### Stored data:
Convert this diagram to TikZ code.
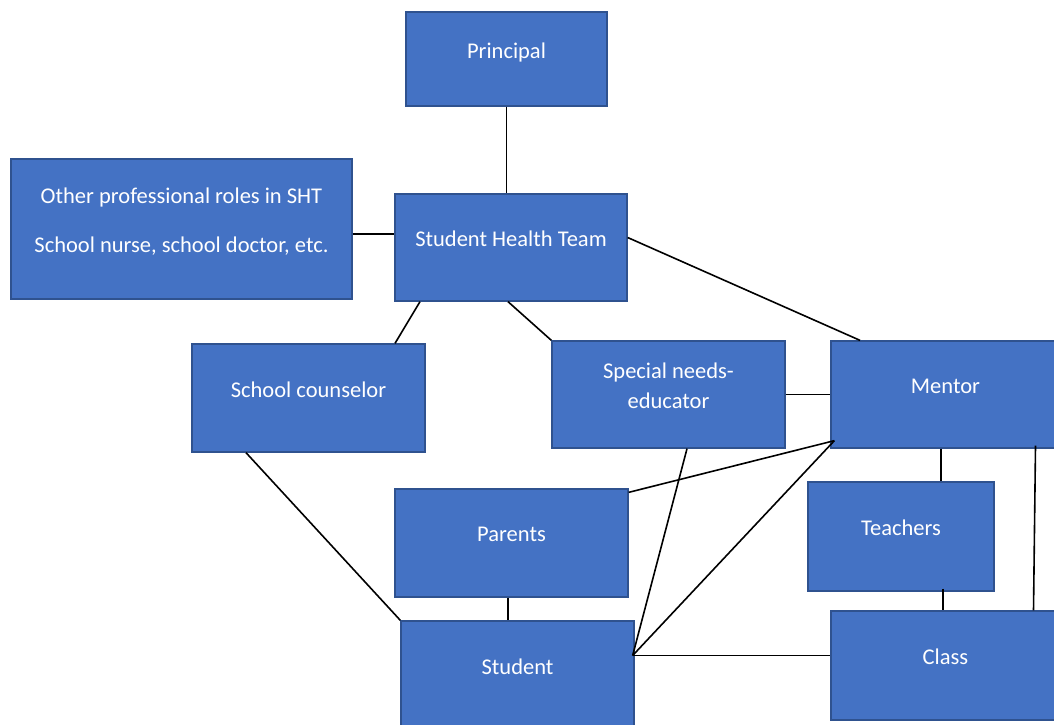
\documentclass[tikz,border=0pt]{standalone}
\usepackage{fontspec}
\setmainfont{Carlito}
\usepackage{tikz}
\usetikzlibrary{calc}
\definecolor{boxblue}{HTML}{4472C4}
\definecolor{boxedge}{HTML}{2F528F}

\begin{document}
\begin{tikzpicture}[x=1pt,y=-1pt,font=\fontsize{22.5}{27}\selectfont,
    box/.style={draw=boxedge,fill=boxblue,line width=1.3pt,text=white,align=center,
        text depth=17pt,inner sep=0pt},
    link/.style={line width=1.6pt,black}]
    \clip (0,0) rectangle (1054,724);
    \fill[white] (0,0) rectangle (1054,724);
    \node[box,minimum width=201pt,minimum height=94pt] (princ) at (506.5,59) {Principal};
    \node[box,minimum width=232pt,minimum height=107pt] (sht) at (511,247.5) {Student Health Team};
    \node[box,minimum width=341pt,minimum height=140pt] (other) at (181.5,229) {Other professional roles in SHT\\[22pt]School nurse, school doctor, etc.};
    \node[box,minimum width=233pt,minimum height=108pt] (couns) at (308.5,398) {School counselor};
    \node[box,minimum width=233pt,minimum height=107pt] (sne) at (668.5,394.5) {Special needs-\\[3pt]educator};
    \node[box,minimum width=259pt,minimum height=107pt] (mentor) at (960.5,394.5) {\hspace*{-30pt}Mentor};
    \node[box,minimum width=233pt,minimum height=108pt] (parents) at (511.5,543) {Parents};
    \node[box,minimum width=186pt,minimum height=109pt] (teach) at (901,536.5) {Teachers};
    \node[box,minimum width=233pt,minimum height=129pt] (student) at (517.5,685.5) {\raisebox{20pt}{Student}};
    \node[box,minimum width=259pt,minimum height=109pt] (class) at (960.5,665.5) {\hspace*{-30pt}Class};
    \coordinate (m) at ([shift={(4pt,8pt)}]mentor.south west);
    \coordinate (s) at ([shift={(-2pt,30pt)}]student.east);
    \draw[link] (princ.south) -- (princ.south |- sht.north);
    \draw[link] ([yshift=-5pt]other.east) -- ([yshift=-5pt]other.east -| sht.west);
    \draw[link] ([yshift=10pt]sht.east) -- ([xshift=-100.5pt]mentor.north);
    \draw[link] ([xshift=-91pt]sht.south) -- ([xshift=86.5pt]couns.north);
    \draw[link] ([xshift=-3pt]sht.south) -- (sne.north west);
    \draw[link] (sne.east) -- (mentor.west);
    \draw[link] ([xshift=-62.5pt]couns.south) -- (student.north west);
    \draw[link] (m) -- ([yshift=-4pt]parents.north east);
    \draw[link] ([xshift=18.5pt]sne.south) -- (s);
    \draw[link] (m) -- (s);
    \draw[link] (s) -- ([yshift=10pt]class.west);
    \draw[link] ([xshift=-3.5pt]parents.south) -- ([xshift=-3.5pt]parents.south |- student.north);
    \draw[link] ([xshift=-19.5pt]mentor.south) -- ([xshift=-19.5pt]mentor.south |- teach.north);
    \draw[link] ([shift={(42pt,3pt)}]teach.south) -- ([xshift=42pt]teach.south |- class.north);
    \draw[link] ([shift={(75pt,3pt)}]mentor.south) -- ([xshift=73pt]class.north);
\end{tikzpicture}
\end{document}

### The task:
Pictures are excluded; output everything else in the data verbatim.

### Problem solution:
Convert this diagram to TikZ code.
\documentclass[tikz,border=0pt]{standalone}
\usepackage{fontspec}
\setmainfont{Carlito}
\usepackage{tikz}
\usetikzlibrary{calc}
\definecolor{boxblue}{HTML}{4472C4}
\definecolor{boxedge}{HTML}{2F528F}

\begin{document}
\begin{tikzpicture}[x=1pt,y=-1pt,font=\fontsize{22.5}{27}\selectfont,
    box/.style={draw=boxedge,fill=boxblue,line width=1.3pt,text=white,align=center,
        text depth=17pt,inner sep=0pt},
    link/.style={line width=1.6pt,black}]
    \clip (0,0) rectangle (1054,724);
    \fill[white] (0,0) rectangle (1054,724);
    \node[box,minimum width=201pt,minimum height=94pt] (princ) at (506.5,59) {Principal};
    \node[box,minimum width=232pt,minimum height=107pt] (sht) at (511,247.5) {Student Health Team};
    \node[box,minimum width=341pt,minimum height=140pt] (other) at (181.5,229) {Other professional roles in SHT\\[22pt]School nurse, school doctor, etc.};
    \node[box,minimum width=233pt,minimum height=108pt] (couns) at (308.5,398) {School counselor};
    \node[box,minimum width=233pt,minimum height=107pt] (sne) at (668.5,394.5) {Special needs-\\[3pt]educator};
    \node[box,minimum width=259pt,minimum height=107pt] (mentor) at (960.5,394.5) {\hspace*{-30pt}Mentor};
    \node[box,minimum width=233pt,minimum height=108pt] (parents) at (511.5,543) {Parents};
    \node[box,minimum width=186pt,minimum height=109pt] (teach) at (901,536.5) {Teachers};
    \node[box,minimum width=233pt,minimum height=129pt] (student) at (517.5,685.5) {\raisebox{20pt}{Student}};
    \node[box,minimum width=259pt,minimum height=109pt] (class) at (960.5,665.5) {\hspace*{-30pt}Class};
    \coordinate (m) at ([shift={(4pt,8pt)}]mentor.south west);
    \coordinate (s) at ([shift={(-2pt,30pt)}]student.east);
    \draw[link] (princ.south) -- (princ.south |- sht.north);
    \draw[link] ([yshift=-5pt]other.east) -- ([yshift=-5pt]other.east -| sht.west);
    \draw[link] ([yshift=10pt]sht.east) -- ([xshift=-100.5pt]mentor.north);
    \draw[link] ([xshift=-91pt]sht.south) -- ([xshift=86.5pt]couns.north);
    \draw[link] ([xshift=-3pt]sht.south) -- (sne.north west);
    \draw[link] (sne.east) -- (mentor.west);
    \draw[link] ([xshift=-62.5pt]couns.south) -- (student.north west);
    \draw[link] (m) -- ([yshift=-4pt]parents.north east);
    \draw[link] ([xshift=18.5pt]sne.south) -- (s);
    \draw[link] (m) -- (s);
    \draw[link] (s) -- ([yshift=10pt]class.west);
    \draw[link] ([xshift=-3.5pt]parents.south) -- ([xshift=-3.5pt]parents.south |- student.north);
    \draw[link] ([xshift=-19.5pt]mentor.south) -- ([xshift=-19.5pt]mentor.south |- teach.north);
    \draw[link] ([shift={(42pt,3pt)}]teach.south) -- ([xshift=42pt]teach.south |- class.north);
    \draw[link] ([shift={(75pt,3pt)}]mentor.south) -- ([xshift=73pt]class.north);
\end{tikzpicture}
\end{document}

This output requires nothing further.